After a brief stint in Stockholm to assist Rossby set up a weather model there, Phillips spent time in Oslo understanding the troposphere and different cells of atmospheric circulation capable to transporting heat. In Princeton, Phillips applied this to his general circulation model and was able to construct a forecast, which would breakdown after about a month. He also showed that fronts formed as a result of cyclogenesis, not the other way around as previously thought. This significant achievement became the first climate general circulation model.
Around this time, MIT was building a powerhouse of meteorological and oceanographic experts; in the summer of 1956, then department head Henry Houghton recruited Jule Charney and Norman Phillips. While here, he held the titles of research associate, associate professor, and professor. He led the Department of Meteorology — a precursor to today’s Department of Earth, Atmospheric and Planetary Sciences (EAPS) — for four years, beginning in 1970. Phillips left an indelible mark on MIT and the broader scientific community. He served on numerous national and international committees. As co-editor of the Journal of Atmospheric Science, he took it upon himself to ensure publications of the highest quality.
In July of 1974, Phillips left for the National Weather Service at the National Meteorological Center to pursue numerical weather prediction and data assimilation. He stayed there for four years before retiring in 1988; however, possessing an agile mind, he continued to publish well into his golden years.
Phillips’ research had dramatically changed the way we think about our atmosphere; for these contributions to the field of meteorology, he has been recognized with numerous honors. In 2003, Phillips along with Joseph Smagorinsky received the Benjamin Franklin Medal from the National Weather Service, National Meteorological Center “for their major contributions to the prediction of weather and climate using numerical methods.”
Their seminal and pioneering studies led to the first computer models of weather and climate, as well as to an understanding of the general circulation of the atmosphere, including the transports of heat and moisture that determine the Earth's climate. In addition, Smagorinsky played a leading role in establishing the current global observational network for the atmosphere, and Phillips' leadership fostered the development of effective methods for the use of observations in data assimilation systems.
The American Meteorological Society also selected him for the highly prestigious distinction of an honorary member. From the same institution, he received the Meisinger Award, the Editor’s Award, the Carl-Gustaf Rossby Award (it’s highest honor), the Award for Outstanding Contribution to the Advance of Applied Meteorology, and was appointed a distinguished lecturer. Among his other honors, Phillips was also presented with the Napier Shaw Prize, elected to the National Academy of Sciences, and presented the 6th World Meteorological Organization’s lecture.
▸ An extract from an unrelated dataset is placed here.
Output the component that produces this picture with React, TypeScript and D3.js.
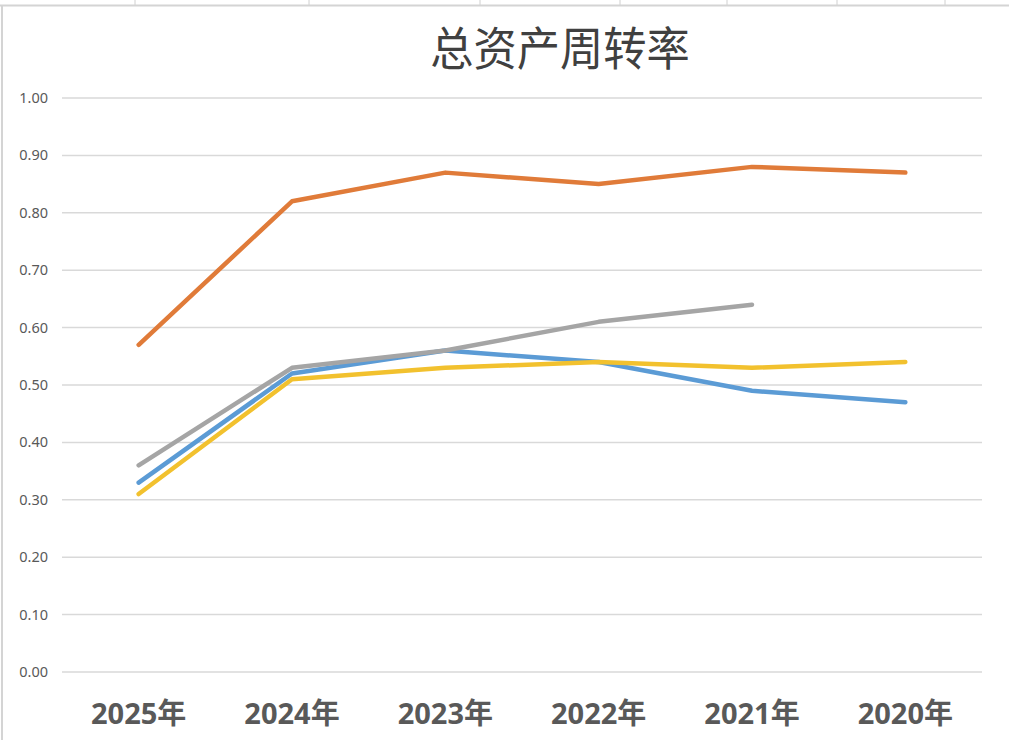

Phillips was predeceased by his beloved wife Martha (Nissen) Phillips, whom he married in 1945; his daughter Ruth Walsh; and sister Alice (Phillips) Westphal. Phillips is survived by daughters Janet Grigsby and Ellen Chasse. He is also survived by grandsons Stephen Walsh, Matthew Grigsby, Christopher Grigsby, Derek Chasse and Keith Chasse, plus great grandchildren Ryan and Riley Walsh and Morgan and Travis Chasse.
A memorial service will be held on June 29 at 11 a.m. at the Rivet Funeral Home, 425 Daniel Webster Highway in Merrimack, New Hampshire.